13 de diciembre de 2009

Tono de ocupado

El día va pasando lenta y pesadamente entre nosotros. Es un anciano artrítico y jorobado, que no se tienta el corazón para con nosotros, que esperamos su pronta muerte para repartirnos la jugosa herencia que abone el crepúsculo.

Mientras tanto contesto llamadas, escucho quejas y atiendo dudas. Personas que nunca conoceré en persona, pero que escucho con atención, como si las tratara de muchos años. Ejercito mi mente en fugaces imaginaciones, les pongo rostros y personalidades distintas a cada cliente.

Si escucho una voz dulce y delicada de una mujer joven, la cual me escucha con atención, le atribuyo un cuerpo escultural. Si atiendo al arrogante y altivo sujeto que grita desde el otro lado de la bocina, lo pienso como un esperpento humano.

Ficciones imparciales, lo sé, después de todo soy sólo un empleado más con diadema y timbre de voz elegante que espera la dicha del fin de semana. La proeza de cada día: escapar de esta otra ficción, la del operador telefónico que aguanta vara y que no tiene emociones.

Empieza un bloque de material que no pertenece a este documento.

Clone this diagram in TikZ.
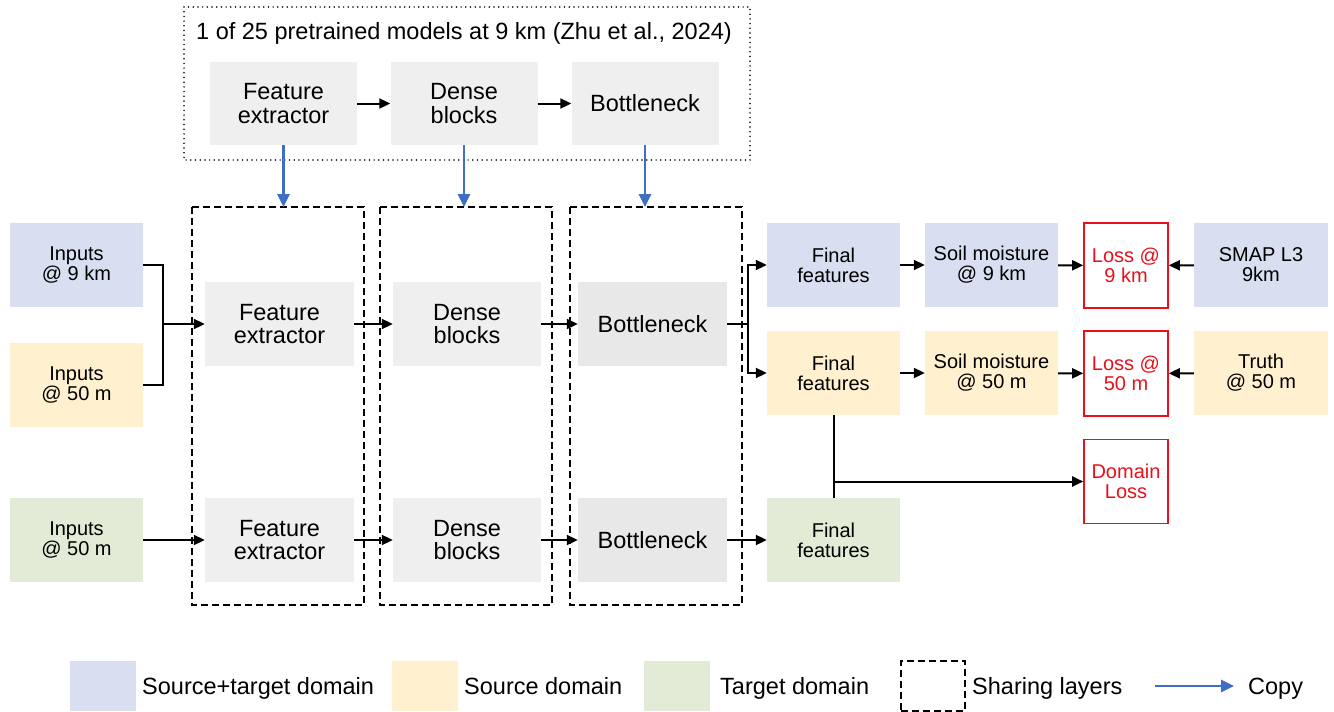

Sólo raciocinio y empatía, ir más allá sería una suposición aventurada de parte de ustedes, los que me escuchan cada día cuando llamo a sus hogares, impertinente y desconsiderado, ignorado y con toda razón, “¿qué no sabe que tengo tantas cosas que hacer como para estar escuchando a usted y su producto que me trata de vender?”

“No gracias”, en el mejor de los casos. Voces altisonantes e irritadas que se van archivando en la categoría de las llamadas estresantes. Y así vaya cayendo la arena del otro lado: se van sucediendo los minutos en el reloj de la computadora que miro ocasionalmente.

De vez en cuando alguno de ustedes me da generoso el lujo de abonar una venta al historial, lo cual hace que el tiempo corra un poco más rápido de lo habitual. Pero casi nunca sucede esto, recordemos que estamos hundidos en la miseria y vamos derecho al pozo sin fondo.

Al final del día recuerdo que soy un cuerpo, unas manos, un rostro; no sólo una garganta cansada y unas cuerdas vocales agotadas. Recupero mi traje de persona que me entregan cada que termino la jornada laboral. Tardaré en habituarme, como siempre.

Paso por la puerta de salida y lo veo: el decrépito, el anciano día se digna por fin a expirar. “Las agonías no son eternas”, parecen decirme en clave las pisadas veloces de mis compañeros que bajan a un lado mío por las escaleras, mientras charlan entre sí de planes sabatinos y dominicales a realizar con sus parejas, amigos y familia.

Salimos todos en tropel, rumbo a una tierra promisoria, impulsados por un flautista y melodías imaginarias. No escuchamos la voz de nuestra fastidiosa, aguafiestas conciencia que nos dice que esta es la habitual jugarreta del tiempo. ¡A callar! Y todos siguen como hipnotizados.

Afuera la tarde lanza sus promesas de eterno enamorado hacia nosotros, más vale no hacer un desaire. Dar el brazo a torcer, flojito y cooperando. Qué le vamos a hacer, Errare humanum est. De pronto mis piernas me conducen sin que me haya dado cuenta. Toman la rienda, han despertado. Dentro de mí es como si pudiera decirles a todos: “no me pasen llamadas durante los siguientes dos días”. Y de alguna forma lo es.